20% of public housing in disrepair

Sherbrooke’s public housing crumbles as director’s pay soars

The salary of the official who runs the public housing office in Sherbrooke, Quebec, has more than doubled in four years. That’s four times the region’s median worker income, and more than six times the income cap for accessing the organization’s social housing. Meanwhile, one in five units in the network is in an advanced state of disrepair. Tenants have almost no input, and neither does the community that funds them.

Marie-Claude Bégin, director general of the Office municipal d’habitation de Sherbrooke (OMHS), was making $98,000 a year in 2020. She now makes $214,000. Plenty of trade unionists would dream of landing a raise like that: a 118% jump in four years, as revealed by La Tribune.

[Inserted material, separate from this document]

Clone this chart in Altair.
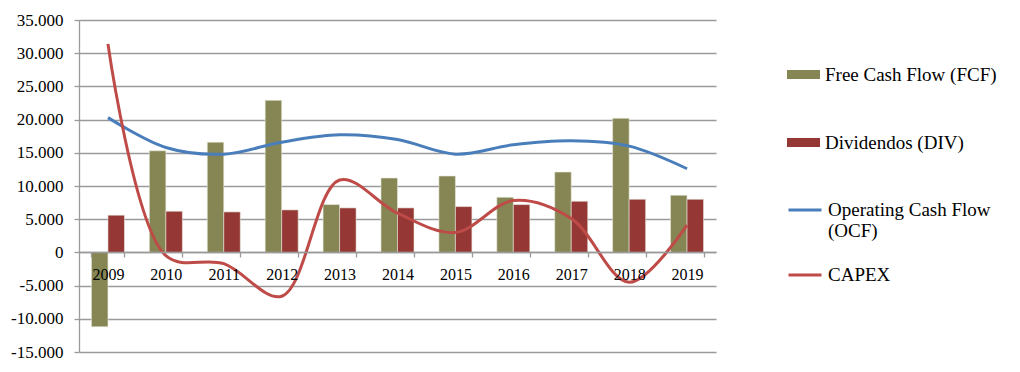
import altair as alt
import pandas as pd

years = ["2009", "2010", "2011", "2012", "2013", "2014", "2015", "2016", "2017", "2018", "2019"]
fcf = [-11200, 15300, 16600, 22900, 7200, 11200, 11500, 8300, 12100, 20200, 8600]
div = [5600, 6200, 6100, 6400, 6700, 6700, 6900, 7200, 7700, 8000, 8000]
ocf = [20300, 15800, 14800, 16600, 17700, 17000, 14800, 16200, 16800, 16000, 12600]
capex = [31400, -500, -1700, -6600, 10900, 5900, 3000, 7800, 5100, -4500, 4100]
y_ticks = [-15000, -10000, -5000, 0, 5000, 10000, 15000, 20000, 25000, 30000, 35000]

bar_names = ["Free Cash Flow (FCF)", "Dividendos (DIV)"]
line_names = ["Operating Cash Flow (OCF)", "CAPEX"]
bar_colors = ["#858653", "#953735"]
line_colors = ["#4a7ebb", "#be4b48"]

bars_df = pd.DataFrame(
    [{"year": y, "series": bar_names[0], "value": v} for y, v in zip(years, fcf)]
    + [{"year": y, "series": bar_names[1], "value": v} for y, v in zip(years, div)]
)
lines_df = pd.DataFrame(
    [{"year": y, "series": line_names[0], "value": v} for y, v in zip(years, ocf)]
    + [{"year": y, "series": line_names[1], "value": v} for y, v in zip(years, capex)]
)

FONT = "Liberation Serif"
GRID = "#9a9a9a"

yscale = alt.Scale(domain=[-15000, 35000], nice=False, zero=False)
xscale = alt.Scale(paddingInner=0.43, paddingOuter=0.215)

ylabel = "datum.value == 0 ? '0' : (datum.value < 0 ? '-' : '') + replace(format(abs(datum.value), ','), ',', '.')"

x_axis = alt.Axis(
    offset=-100, labelAngle=0, labelFont=FONT, labelFontSize=16, labelColor="#000",
    labelPadding=9, domainColor=GRID, domainWidth=1.3, tickColor=GRID, tickSize=5,
    tickWidth=1.3, tickBand="extent", grid=False, zindex=1, labelOverlap=False,
)
y_axis = alt.Axis(
    values=y_ticks, labelExpr=ylabel, labelFont=FONT,
    labelFontSize=17, labelColor="#000", labelPadding=11, domainColor=GRID,
    domainWidth=1.3, tickColor=GRID, tickSize=5, tickWidth=1.3, grid=True,
    gridColor=GRID, gridWidth=1.3, labelOverlap=False,
)

bars = alt.Chart(bars_df).mark_bar(stroke="#e8e8dc", strokeWidth=0.6).encode(
    x=alt.X("year:N", sort=years, scale=xscale, title=None, axis=x_axis),
    xOffset=alt.XOffset("series:N", sort=bar_names, scale=alt.Scale(paddingInner=0, paddingOuter=0)),
    y=alt.Y("value:Q", scale=yscale, title=None, axis=y_axis),
    fill=alt.Fill(
        "series:N", scale=alt.Scale(domain=bar_names, range=bar_colors),
        legend=alt.Legend(
            title=None, orient="none", legendX=708, legendY=38, direction="vertical",
            symbolType="M-1,-0.27H1V0.27H-1Z", symbolSize=1089, symbolStrokeWidth=0,
            labelFont=FONT, labelFontSize=19, labelColor="#000", labelOffset=5,
            rowPadding=41, padding=0, labelLimit=300,
        ),
    ),
)

lines = alt.Chart(lines_df).mark_line(strokeWidth=3, interpolate="catmull-rom").encode(
    x=alt.X("year:N", sort=years, scale=xscale, title=None, axis=x_axis),
    y=alt.Y("value:Q", scale=yscale, title=None, axis=y_axis),
    stroke=alt.Stroke(
        "series:N", scale=alt.Scale(domain=line_names, range=line_colors),
        legend=alt.Legend(
            title=None, orient="none", legendX=708, legendY=172, direction="vertical",
            symbolType="stroke", symbolSize=1089, symbolStrokeWidth=3,
            labelFont=FONT, labelFontSize=19, labelColor="#000", labelOffset=5,
            rowPadding=16, padding=0, labelLimit=300,
            labelExpr="datum.label == 'Operating Cash Flow (OCF)' ? ['Operating Cash Flow', '(OCF)'] : datum.label",
        ),
    ),
)

chart = (
    alt.layer(bars, lines)
    .resolve_scale(fill="independent", stroke="independent")
    .properties(
        width=637, height=332,
        background="white",
        autosize=alt.AutoSizeParams(type="none"),
        padding={"left": 71, "top": 12, "right": 290, "bottom": 12},
    )
    .configure_view(strokeWidth=0, stroke="transparent")
)

chart.save("out.html", embed_options={"renderer": "svg", "actions": False})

The Société d’habitation du Québec (SHQ), which oversees housing offices, sets pay scales for those positions. Going by that scale, Bégin’s salary sits more than $80,000 above the authorized maximum for her position. The SHQ knows about the overage and considers it acceptable. Why? Because Bégin reportedly also took on the interim role of director of client services. It seems unlikely, though, that she put in 70 to 80 hours a week to cover the full workload of both positions.

Bégin reportedly held both roles for close to a year. The director of client services position was eventually filled in September 2024, but only on a temporary basis; the post is vacant again.

Yet the OMHS could clearly use that money elsewhere. In April, La Tribune reported that one in five public housing units in Sherbrooke is in an advanced state of disrepair—228 units spread across 21 buildings. The OMHS’s asset maintenance deficit jumped from $6.6 million in 2023 to $24.5 million in 2025, an increase of roughly 370%. And that’s not counting the housing waitlist, which now stretches to 1,400 households.

On the left, Marie-Claude Bégin. On the right, Laure Letarte-Lavoie. Source: Instagram, @laureletartelavoie.

To qualify for low-rent housing through the OMHS, a couple’s or single person’s income can’t exceed $35,500 a year, a sixth of what the organization’s director makes. A median worker in the region earns $57,000 a year before tax, nearly a quarter of what Bégin makes.

The OMHS board of directors, which is supposed to oversee the budget and the director’s work, is made up of seven people: three appointed by the City, two by the Minister of Housing from among “socio-economic groups representative of the territory” (a vague criterion that gives the minister total discretion), and only two tenants elected by their peers. No seat is reserved for an elected representative of local communities. Tenants and the public who fund the organization are therefore a minority on the board, holding less than 30% of the votes.

Board chair Laure Letarte-Lavoie, appointed by City Council, declined to comment on the salary matter, as did Marie-Claude Bégin. The board has set no timeline to look into the issue.